More specifically, the idea of treating the crew’s communications officer as the novice point-of-view character and building the first episode after the pilot is lifted directly from Enterprise. Hoshi Sato (Linda Park) was the focal character of Enterprise’s “Fight and Flight.” Like Torres on Voyager, the show had one note that it kept hitting with Sato in stories like “Sleeping Dogs” or “Vanishing Point.” It’s strange to see Strange New Worlds drawing so heavily and so directly from Enterprise.
Like Sato on Enterprise, Uhura has a crisis of confidence.

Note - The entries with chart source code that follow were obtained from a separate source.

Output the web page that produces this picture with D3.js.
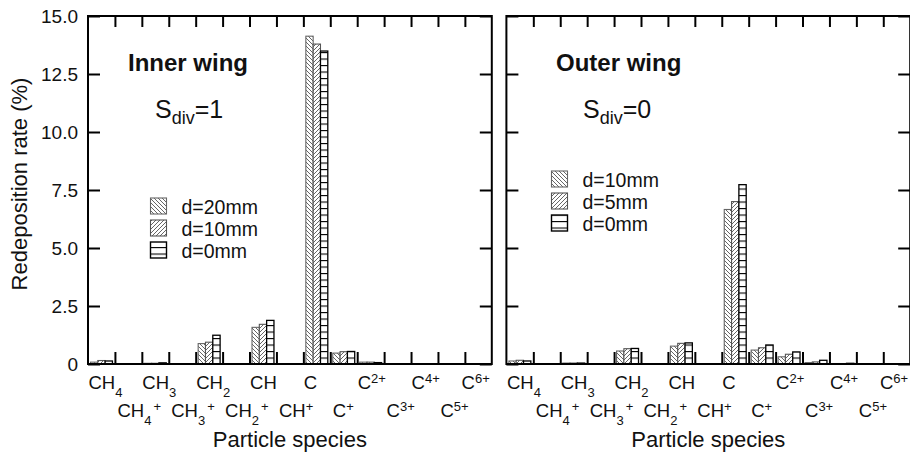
<!DOCTYPE html>
<html><head><meta charset="utf-8">
<script src="https://cdn.jsdelivr.net/npm/d3@7/dist/d3.min.js"></script>
<style>
html,body{margin:0;padding:0;background:#fff;}
svg{display:block;font-family:"Liberation Sans",Arial,Helvetica,sans-serif;}
</style></head>
<body>
<svg id="chart" width="910" height="457"></svg>
<script>
// ---- data ----
const categories = ["CH4","CH4+","CH3","CH3+","CH2","CH2+","CH","CH+","C","C+","C2+","C3+","C4+","C5+","C6+"];
const labelBase = ["CH","CH","CH","CH","CH","CH","CH","CH","C","C","C","C","C","C","C"];
const labelSub  = ["4","4","3","3","2","2","","","","","","","","",""];
const labelSup  = ["","+","","+","","+","","+","","+","2+","3+","4+","5+","6+"];

const innerSeriesNames = ["d=20mm","d=10mm","d=0mm"];
const innerD20 = [0.08,0,0.03,0,0.88,0,1.58,0,14.13,0.47,0.08,0,0,0,0];
const innerD10 = [0.15,0,0.03,0,0.94,0,1.71,0,13.79,0.53,0.08,0,0,0,0];
const innerD0  = [0.13,0,0.05,0,1.24,0,1.88,0,13.49,0.54,0.06,0,0,0,0];

const outerSeriesNames = ["d=10mm","d=5mm","d=0mm"];
const outerD10 = [0.13,0,0.04,0,0.56,0,0.77,0,6.66,0.60,0.31,0.06,0.02,0,0];
const outerD5  = [0.16,0,0.04,0,0.66,0,0.89,0,7.00,0.70,0.42,0.09,0.02,0,0];
const outerD0  = [0.13,0,0.04,0,0.67,0,0.91,0,7.73,0.82,0.52,0.16,0.03,0,0];

const yTicks = [0,2.5,5,7.5,10,12.5,15];
const yTickLabels = ["0","2.5","5.0","7.5","10.0","12.5","15.0"];

// ---- layout ----
const svg = d3.select("#chart");
const plotTop = 16, plotBottom = 364, panelW = 403.8;
const y = d3.scaleLinear().domain([0,15]).range([plotBottom, plotTop]);

const defs = svg.append("defs");
function hatch(id, pathD, w, h, color, sw){
  const p = defs.append("pattern").attr("id", id).attr("patternUnits","userSpaceOnUse")
    .attr("width", w).attr("height", h);
  p.append("rect").attr("width", w).attr("height", h).attr("fill","#fff");
  p.append("path").attr("d", pathD).attr("stroke", color).attr("stroke-width", sw).attr("fill","none");
}
hatch("hBack", "M0,0 L4,4 M-1,3 L1,5 M3,-1 L5,1", 4, 4, "#555", 0.9);
hatch("hFwd",  "M0,4 L4,0 M-1,1 L1,-1 M3,5 L5,3", 4, 4, "#555", 0.9);
hatch("hHor",  "M0,0.5 L8,0.5", 8, 6.5, "#000", 1.2);
const fills = ["url(#hBack)","url(#hFwd)","url(#hHor)"];
const strokes = ["#666","#555","#000"];

function drawPanel(x0, series, names, title, sdiv, titleX, sdivX, legendX, legendY, showYLabels){
  const g = svg.append("g");
  const x = d3.scaleBand().domain(categories).range([x0, x0+panelW]).padding(0);
  const xs = d3.scaleBand().domain([0,1,2]).range([0, x.bandwidth()]).paddingInner(0).paddingOuter(0.34);
  const xi = d3.scaleLinear().domain([0, categories.length]).range([x0, x0+panelW]);

  // bars
  series.forEach((vals, si) => {
    g.append("g").selectAll("rect").data(vals.map((v,i)=>({v, c: categories[i]})).filter(d=>d.v>0))
      .join("rect")
      .attr("x", d => x(d.c) + xs(si))
      .attr("y", d => y(d.v))
      .attr("width", xs.bandwidth())
      .attr("height", d => y(0) - y(d.v))
      .attr("fill", fills[si])
      .attr("stroke", strokes[si])
      .attr("stroke-width", si===2 ? 1.3 : 1.1);
  });

  // y axes (inward ticks)
  const ya = g.append("g").attr("transform", `translate(${x0},0)`)
    .call(d3.axisLeft(y).tickValues(yTicks).tickSize(-12).tickPadding(10)
      .tickFormat((d,i) => showYLabels ? yTickLabels[i] : ""));
  ya.select(".domain").remove();
  ya.selectAll("line").attr("stroke","#000").attr("stroke-width",2);
  ya.selectAll("text").attr("font-size","19px").attr("fill","#111").attr("font-family","Liberation Sans, Arial, sans-serif");
  const yb = g.append("g").attr("transform", `translate(${x0+panelW},0)`)
    .call(d3.axisRight(y).tickValues(yTicks).tickSize(-12).tickFormat(""));
  yb.select(".domain").remove();
  yb.selectAll("line").attr("stroke","#000").attr("stroke-width",2);

  // x ticks top & bottom at category boundaries
  const bt = d3.range(1, categories.length);
  const xb = g.append("g").attr("transform", `translate(0,${plotBottom})`)
    .call(d3.axisBottom(xi).tickValues(bt).tickSize(-12).tickFormat(""));
  xb.select(".domain").remove();
  xb.selectAll("line").attr("stroke","#000").attr("stroke-width",2);
  const xt = g.append("g").attr("transform", `translate(0,${plotTop})`)
    .call(d3.axisTop(xi).tickValues(bt).tickSize(-11).tickFormat(""));
  xt.select(".domain").remove();
  xt.selectAll("line").attr("stroke","#000").attr("stroke-width",2);

  // frame
  g.append("rect").attr("x", x0).attr("y", plotTop).attr("width", panelW).attr("height", plotBottom-plotTop)
    .attr("fill","none").attr("stroke","#000").attr("stroke-width",2);

  // category labels (start-aligned to the band, kept inside the frame)
  categories.forEach((c, i) => {
    const row = i % 2;
    const t = g.append("text")
      .attr("x", x(c) + (row === 0 ? 0.5 : 2.5))
      .attr("y", row === 0 ? 389 : 417)
      .attr("font-size","18.5px").attr("fill","#111");
    t.append("tspan").text(labelBase[i]);
    let dy = 0;
    if (labelSub[i]) { t.append("tspan").attr("font-size","13px").attr("dy", 7.5).text(labelSub[i]); dy = 7.5; }
    if (labelSup[i]) {
      t.append("tspan").attr("font-size","13px").attr("dx", labelSub[i] ? 2 : 0)
        .attr("dy", -dy - 6).text(labelSup[i]);
    }
    const w = t.node().getComputedTextLength() + (labelSub[i] && labelSup[i] ? 2 : 0);
    const xStart = +t.attr("x");
    const maxStart = x0 + panelW - 2 - w;
    if (xStart > maxStart) t.attr("x", maxStart);
  });

  // x axis title
  g.append("text").attr("x", x0 + panelW/2).attr("y", 447).attr("text-anchor","middle")
    .attr("font-size","22px").attr("fill","#111").text("Particle species");

  // title
  g.append("text").attr("x", titleX).attr("y", 70.5).attr("font-size","24px").attr("font-weight","bold")
    .attr("fill","#111").text(title);
  const st = g.append("text").attr("x", sdivX).attr("y", 118).attr("font-size","25px").attr("fill","#111");
  st.append("tspan").text("S");
  st.append("tspan").attr("font-size","18px").attr("dy", 5.5).text("div");
  st.append("tspan").attr("dy", -5.5).text("=" + sdiv);

  // legend
  names.forEach((n, i) => {
    const ly = legendY + i*22;
    g.append("rect").attr("x", legendX).attr("y", ly - 16).attr("width", 16).attr("height", 16)
      .attr("fill", fills[i]).attr("stroke", strokes[i]).attr("stroke-width", i===2?1.4:1.1);
    g.append("text").attr("x", legendX + 31).attr("y", ly).attr("font-size","19.5px").attr("fill","#111").text(n);
  });
}

drawPanel(88, [innerD20, innerD10, innerD0], innerSeriesNames, "Inner wing", 1, 128, 155, 150.5, 214, true);
drawPanel(506.4, [outerD10, outerD5, outerD0], outerSeriesNames, "Outer wing", 0, 556, 583, 551.5, 187, false);

// y axis title
svg.append("text").attr("transform", "translate(26.5,184) rotate(-90)").attr("text-anchor","middle")
  .attr("font-size","22px").attr("fill","#111").text("Redeposition rate (%)");
</script>
</body></html>
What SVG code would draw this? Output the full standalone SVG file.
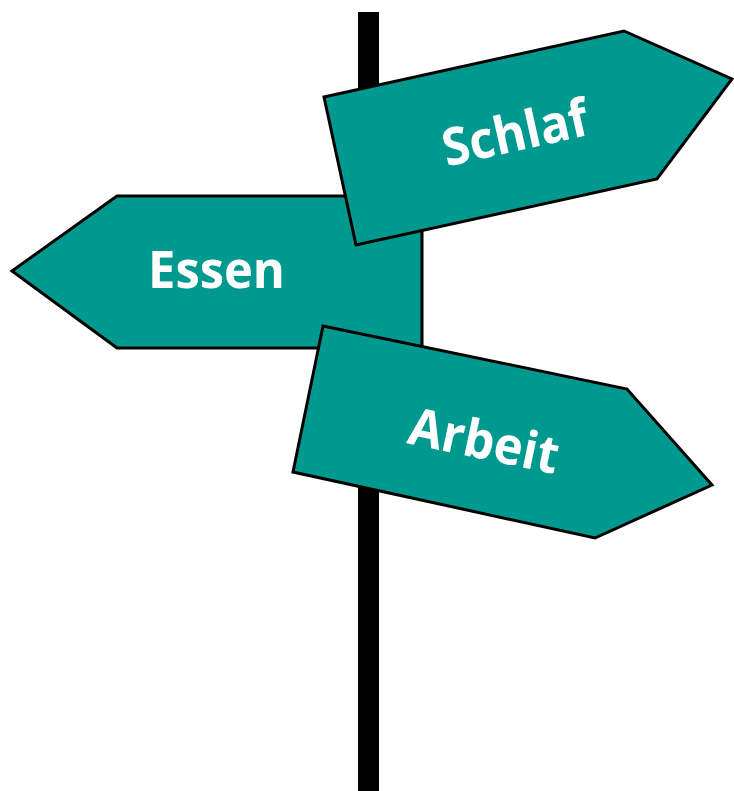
<svg xmlns="http://www.w3.org/2000/svg" width="734" height="791" viewBox="0 0 734 791">
<style>
.sign{fill:#00998F;stroke:#000;stroke-width:3;stroke-linejoin:miter}
.lbl{font-family:"Open Sans","Noto Sans","Liberation Sans",sans-serif;font-weight:bold;font-size:52px;fill:#fff;text-anchor:middle}
</style>
<rect width="734" height="791" fill="#fff"/>
<g id="pole"><rect x="358" y="12" width="21" height="779" fill="#000"/></g>
<g id="essen">
<polygon class="sign" points="117,196 422,196 422,348 117,348 12,271"/>
<text class="lbl" x="216.5" y="288" textLength="137" lengthAdjust="spacingAndGlyphs">Essen</text>
</g>
<g id="schlaf">
<polygon class="sign" points="324,97 624,31 732,79 657,179 356,245"/>
<text class="lbl" transform="translate(515,133) rotate(-12.6)" x="0" y="18" textLength="148" lengthAdjust="spacingAndGlyphs">Schlaf</text>
</g>
<g id="arbeit">
<polygon class="sign" points="323,326 627,389 712,485 595,538 293,472"/>
<text class="lbl" transform="translate(484,441) rotate(11.8)" x="0" y="18" textLength="152" lengthAdjust="spacingAndGlyphs">Arbeit</text>
</g>
<g id="connectors"/>
</svg>
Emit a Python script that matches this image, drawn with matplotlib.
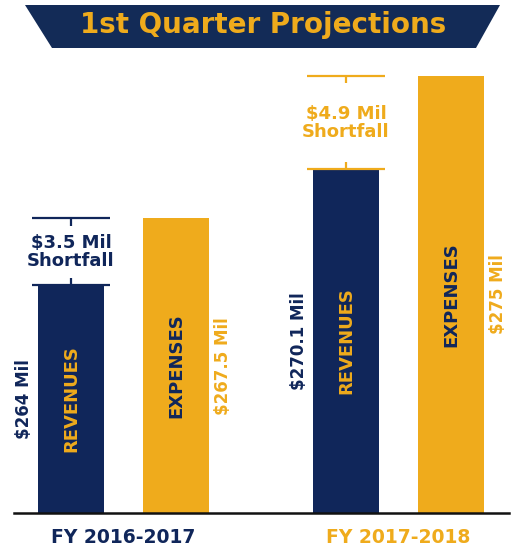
import numpy as np
import matplotlib
matplotlib.use("Agg")
import matplotlib.pyplot as plt
from matplotlib.patches import Polygon

navy = '#10265a'
gold = '#efab1c'

title = '1st Quarter Projections'
years = ['FY 2016-2017', 'FY 2017-2018']
year_colors = [navy, gold]
revenues = [264.0, 270.1]
expenses = [267.5, 275.0]
rev_labels = ['$264 Mil', '$270.1 Mil']
exp_labels = ['$267.5 Mil', '$275 Mil']
shortfall_labels = ['$3.5 Mil\nShortfall', '$4.9 Mil\nShortfall']

fig = plt.figure(figsize=(5.14, 5.52), dpi=100)

# title banner (trapezoid)
banner = Polygon([[25/514, 1-5/552], [500/514, 1-5/552], [476/514, 1-48/552], [52/514, 1-48/552]],
                 closed=True, transform=fig.transFigure, facecolor='#132b57', edgecolor='none')
fig.patches.append(banner)
fig.text(263/514, 1-25/552, title, color=gold, fontsize=20, fontweight='bold',
         ha='center', va='center')

ax = fig.add_axes([14/514, 39/552, 495/514, 453/552])
x = np.arange(len(years))
off = 0.191
w = 0.24

ax.bar(x - off, revenues, width=w, color=navy)
ax.bar(x + off, expenses, width=w, color=gold)
ax.set_ylim(252, 275.84)
ax.set_xlim(-0.398, 1.402)

for i in range(len(years)):
    r, e = revenues[i], expenses[i]
    # text inside bars
    ax.text(x[i] - off, (252 + r) / 2, 'REVENUES', rotation=90, color=gold, fontsize=13,
            fontweight='bold', ha='center', va='center')
    ax.text(x[i] + off, (252 + e) / 2, 'EXPENSES', rotation=90, color=navy, fontsize=13,
            fontweight='bold', ha='center', va='center')
    # value labels beside bars
    ax.text(x[i] - off - 0.172, (252 + r) / 2, rev_labels[i], rotation=90, color=navy,
            fontsize=12, fontweight='bold', ha='center', va='center')
    ax.text(x[i] + off + 0.172, (252 + e) / 2, exp_labels[i], rotation=90, color=gold,
            fontsize=12, fontweight='bold', ha='center', va='center')
    # shortfall bracket
    c = year_colors[i]
    cx = x[i] - off
    ax.hlines([r, e], cx - 0.142, cx + 0.142, color=c, lw=1.6)
    ax.vlines(cx, e - 0.37, e, color=c, lw=1.6)
    ax.vlines(cx, r, r + 0.37, color=c, lw=1.6)
    ax.text(cx, (r + e) / 2, shortfall_labels[i], color=c, fontsize=13, fontweight='bold',
            ha='center', va='center', linespacing=1.0)

ax.set_xticks(x)
ax.set_xticklabels(years, fontsize=13.5, fontweight='bold')
for lab, c in zip(ax.get_xticklabels(), year_colors):
    lab.set_color(c)
ax.tick_params(axis='x', length=0, pad=11)
ax.set_yticks([])
for s in ['left', 'right', 'top']:
    ax.spines[s].set_visible(False)
ax.spines['bottom'].set_linewidth(1.8)
ax.spines['bottom'].set_color('#111111')

fig.savefig('out.png', dpi=100)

She reconsiders her position on the crew. “If it is not your path, you might consider making way for someone else who wants to walk it,” Spock warns her. Later, she concedes, “You all should be relying on somebody who is prepared, somebody who is actually Starfleet.” Naturally, like Sato on Enterprise, that character arc is neatly wrapped in the runtime of a single episode, her confidence restored and her place assured.
There are some nice touches in “Children of the Comet.” Given Uhura’s long-standing association with music inside and outside canon, it feels appropriate that communication occurs via song. There is some nice backstory explaining Uhura’s passion for languages, tying it specifically to her Kenyan background and that region’s myriad languages. That said, the show perhaps goes a bit too far in giving her a family tragedy to serve as “an impressive and heart-breaking story.”
“Children of the Comet” also plays into the show’s self-awareness about its prequel status established in “Strange New Worlds.” Hemmer (Bruce Horak) is revealed to be precognitive. Similarly, Pike’s personal crisis is reflected in the ambiguity around whether events with the comet unfolded exactly as anticipated. There’s a recurring tension over the question of whether the characters in this story, with their endings predetermined, have any agency over what happens.
The characters in Strange New Worlds wonder whether they have any future or if they are defined by choices made long ago. It feels appropriate for a show that feels like it’s still telling stories in a way that was innovative in 1989, but repeating narratives that felt tired in 2001.